Debates over definition of "jazz"

   As the term "jazz" has long been used for a wide variety of styles, a
   comprehensive definition including all varieties is elusive. While some
   enthusiasts of certain types of jazz have argued for narrower
   definitions which exclude many other types of music also commonly known
   as jazz, jazz musicians themselves are often reluctant to define the
   music they play. Duke Ellington summed it up by saying, "It's all
   music." Some critics have even stated that Duke Ellington's music was
   not in fact jazz, as by its very definition, according to them, jazz
   cannot be orchestrated.

   There have long been debates in the jazz community over the boundaries
   or definition of “jazz.” In the mid-1930s, New Orleans jazz lovers
   criticized the "innovations" of the swing era as being contrary to the
   collective improvisation they saw as essential to "true" jazz. From the
   1940s and 1960s, traditional jazz enthusiasts and Hard Bop criticized
   each other, often arguing that the other style was somehow not "real"
   jazz. Although alteration or transformation of jazz by new influences
   has been initially criticized as “radical” or a “debasement,” Andrew
   Gilbert argues that jazz has the “ability to absorb and transform
   influences” from diverse musical styles.

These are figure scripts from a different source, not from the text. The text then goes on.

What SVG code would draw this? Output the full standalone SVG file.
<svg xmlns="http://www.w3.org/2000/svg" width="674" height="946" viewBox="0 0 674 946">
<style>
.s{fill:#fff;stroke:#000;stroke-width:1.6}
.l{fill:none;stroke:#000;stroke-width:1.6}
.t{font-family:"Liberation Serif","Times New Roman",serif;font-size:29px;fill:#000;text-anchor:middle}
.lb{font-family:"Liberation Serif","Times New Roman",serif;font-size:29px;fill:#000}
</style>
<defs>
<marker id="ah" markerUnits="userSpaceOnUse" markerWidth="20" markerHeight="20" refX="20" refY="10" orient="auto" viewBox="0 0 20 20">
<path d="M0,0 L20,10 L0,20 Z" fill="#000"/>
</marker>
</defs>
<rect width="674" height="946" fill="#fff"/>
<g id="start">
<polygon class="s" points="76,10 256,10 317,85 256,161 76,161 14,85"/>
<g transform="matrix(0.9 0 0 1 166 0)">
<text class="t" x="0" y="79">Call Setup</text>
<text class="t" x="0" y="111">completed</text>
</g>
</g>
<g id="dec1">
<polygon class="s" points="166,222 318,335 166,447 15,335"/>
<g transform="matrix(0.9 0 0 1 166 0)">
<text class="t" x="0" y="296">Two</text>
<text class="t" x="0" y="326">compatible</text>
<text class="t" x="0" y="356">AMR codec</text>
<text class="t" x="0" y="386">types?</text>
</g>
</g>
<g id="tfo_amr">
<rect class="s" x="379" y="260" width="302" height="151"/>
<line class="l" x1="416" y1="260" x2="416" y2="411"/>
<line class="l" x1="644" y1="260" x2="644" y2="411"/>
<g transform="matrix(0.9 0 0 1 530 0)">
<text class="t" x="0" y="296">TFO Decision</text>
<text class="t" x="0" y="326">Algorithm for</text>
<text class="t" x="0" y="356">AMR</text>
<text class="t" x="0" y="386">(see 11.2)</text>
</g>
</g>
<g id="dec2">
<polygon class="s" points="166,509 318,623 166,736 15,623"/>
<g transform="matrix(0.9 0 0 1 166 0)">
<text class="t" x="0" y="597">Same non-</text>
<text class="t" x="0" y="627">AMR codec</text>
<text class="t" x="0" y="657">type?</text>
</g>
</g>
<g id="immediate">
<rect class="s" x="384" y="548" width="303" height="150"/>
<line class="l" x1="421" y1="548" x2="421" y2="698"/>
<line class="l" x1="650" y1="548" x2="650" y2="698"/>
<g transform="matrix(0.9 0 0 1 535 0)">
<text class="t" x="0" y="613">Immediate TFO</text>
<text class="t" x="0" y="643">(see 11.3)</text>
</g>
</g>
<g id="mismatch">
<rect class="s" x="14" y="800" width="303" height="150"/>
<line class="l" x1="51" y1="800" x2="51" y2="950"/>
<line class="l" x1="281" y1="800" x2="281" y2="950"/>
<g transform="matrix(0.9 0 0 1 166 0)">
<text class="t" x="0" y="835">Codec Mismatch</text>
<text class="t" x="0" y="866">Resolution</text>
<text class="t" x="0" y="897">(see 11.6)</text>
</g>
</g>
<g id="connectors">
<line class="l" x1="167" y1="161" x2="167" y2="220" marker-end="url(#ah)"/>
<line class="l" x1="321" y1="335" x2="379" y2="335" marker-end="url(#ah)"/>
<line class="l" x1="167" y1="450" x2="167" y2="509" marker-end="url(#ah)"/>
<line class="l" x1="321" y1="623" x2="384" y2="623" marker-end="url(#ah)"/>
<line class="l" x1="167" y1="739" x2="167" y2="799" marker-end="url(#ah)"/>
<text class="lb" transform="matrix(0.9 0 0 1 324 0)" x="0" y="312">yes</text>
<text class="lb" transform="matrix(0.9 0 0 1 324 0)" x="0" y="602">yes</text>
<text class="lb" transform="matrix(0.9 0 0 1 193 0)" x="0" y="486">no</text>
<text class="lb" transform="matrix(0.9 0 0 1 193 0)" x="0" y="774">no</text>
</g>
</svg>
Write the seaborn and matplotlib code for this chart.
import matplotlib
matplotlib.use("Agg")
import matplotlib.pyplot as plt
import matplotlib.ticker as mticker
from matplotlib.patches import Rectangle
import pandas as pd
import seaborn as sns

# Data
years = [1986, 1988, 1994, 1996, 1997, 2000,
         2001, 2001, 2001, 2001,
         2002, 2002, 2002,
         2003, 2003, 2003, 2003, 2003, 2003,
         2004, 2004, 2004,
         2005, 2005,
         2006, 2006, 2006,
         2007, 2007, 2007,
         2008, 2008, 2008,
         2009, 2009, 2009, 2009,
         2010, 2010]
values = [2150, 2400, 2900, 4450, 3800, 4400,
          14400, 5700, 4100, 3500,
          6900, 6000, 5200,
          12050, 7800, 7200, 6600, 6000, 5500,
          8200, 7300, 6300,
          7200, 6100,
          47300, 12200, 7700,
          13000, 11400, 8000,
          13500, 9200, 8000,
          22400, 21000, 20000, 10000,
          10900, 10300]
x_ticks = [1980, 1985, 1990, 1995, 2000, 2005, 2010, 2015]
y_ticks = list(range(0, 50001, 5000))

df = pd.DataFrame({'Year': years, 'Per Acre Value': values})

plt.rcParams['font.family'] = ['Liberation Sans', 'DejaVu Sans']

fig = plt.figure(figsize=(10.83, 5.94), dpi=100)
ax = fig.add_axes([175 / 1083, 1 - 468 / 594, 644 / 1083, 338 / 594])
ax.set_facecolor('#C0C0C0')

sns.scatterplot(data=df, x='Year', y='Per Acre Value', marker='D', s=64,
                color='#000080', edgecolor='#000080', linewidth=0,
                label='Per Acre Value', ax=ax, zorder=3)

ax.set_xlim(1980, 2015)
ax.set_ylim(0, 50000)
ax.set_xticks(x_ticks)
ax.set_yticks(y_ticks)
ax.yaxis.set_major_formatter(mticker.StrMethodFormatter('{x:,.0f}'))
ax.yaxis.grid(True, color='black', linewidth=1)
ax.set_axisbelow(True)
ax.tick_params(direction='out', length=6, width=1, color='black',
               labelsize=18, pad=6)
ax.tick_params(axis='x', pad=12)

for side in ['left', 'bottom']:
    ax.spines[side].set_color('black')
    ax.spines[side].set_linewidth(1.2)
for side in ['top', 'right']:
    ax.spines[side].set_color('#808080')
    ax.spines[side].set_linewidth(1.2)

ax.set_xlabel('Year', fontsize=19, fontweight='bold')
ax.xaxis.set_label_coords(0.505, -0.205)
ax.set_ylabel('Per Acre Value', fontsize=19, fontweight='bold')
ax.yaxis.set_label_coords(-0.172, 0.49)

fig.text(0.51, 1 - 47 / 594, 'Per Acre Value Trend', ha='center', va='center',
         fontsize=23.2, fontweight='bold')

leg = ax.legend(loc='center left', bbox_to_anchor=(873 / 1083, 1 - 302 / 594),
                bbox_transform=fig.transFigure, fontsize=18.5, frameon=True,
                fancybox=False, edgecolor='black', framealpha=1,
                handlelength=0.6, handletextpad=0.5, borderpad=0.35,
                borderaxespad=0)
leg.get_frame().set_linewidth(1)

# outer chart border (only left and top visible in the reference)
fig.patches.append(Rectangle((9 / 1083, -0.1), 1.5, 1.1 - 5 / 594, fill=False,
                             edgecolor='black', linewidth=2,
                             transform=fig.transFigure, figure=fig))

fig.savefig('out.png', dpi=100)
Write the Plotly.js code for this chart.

   Commercially-oriented or popular music-influenced forms of jazz have
   long been criticized. Traditional jazz enthusiasts have dismissed the
   1970s jazz fusion era as a period of commercial debasement. However,
   according to Bruce Johnson, jazz music has always had a "tension
   between jazz as a commercial music and an art form" .

   Gilbert notes that as the notion of a canon of traditional jazz is
   developing, the “achievements of the past” may be become “...privileged
   over the idiosyncratic creativity...” and innovation of current
   artists. Village Voice jazz critic Gary Giddins argues that as the
   creation and dissemination of jazz is becoming increasingly
   institutionalized and dominated by major entertainment firms, jazz is
   facing a "...perilous future of respectability and disinterested
   acceptance." David Ake warns that the creation of “norms” in jazz and
   the establishment of a “jazz tradition” may exclude or sideline other
   newer, avant-garde forms of jazz.

   One way to get around the definitional problems is to define the term
   “jazz” more broadly. According to Krin Gabbard “jazz is a construct” or
   category that, while artificial, still is useful to designate “a number
   of musics with enough in common part of a coherent tradition”. Travis
   Jackson also defines jazz in a broader way by stating that it is music
   that includes qualities such as “ 'swinging', improvising, group
   interaction, developing an 'individual voice', and being 'open' to
   different musical possibilities”.

   Where to draw the boundaries of "jazz" is the subject of debate among
   music critics, scholars, and fans. A debate the musicians themselves
   very rarely bother to enter.

   For example:
     * Music that is a mixture of jazz and pop music, such as the recent
       albums of Jamie Cullum, is sometimes called "jazz."
     * James Blunt and Joss Stone have been called "jazz" performers by
       radio DJ's, and record label promoters.
     * Jazz festivals are increasingly programming a wide range of genres,
       including world beat music, folk, electronica, and hip-hop. This
       trend may lead to the perception that all of the performers at a
       festival are jazz artists – including artists from non-jazz genres.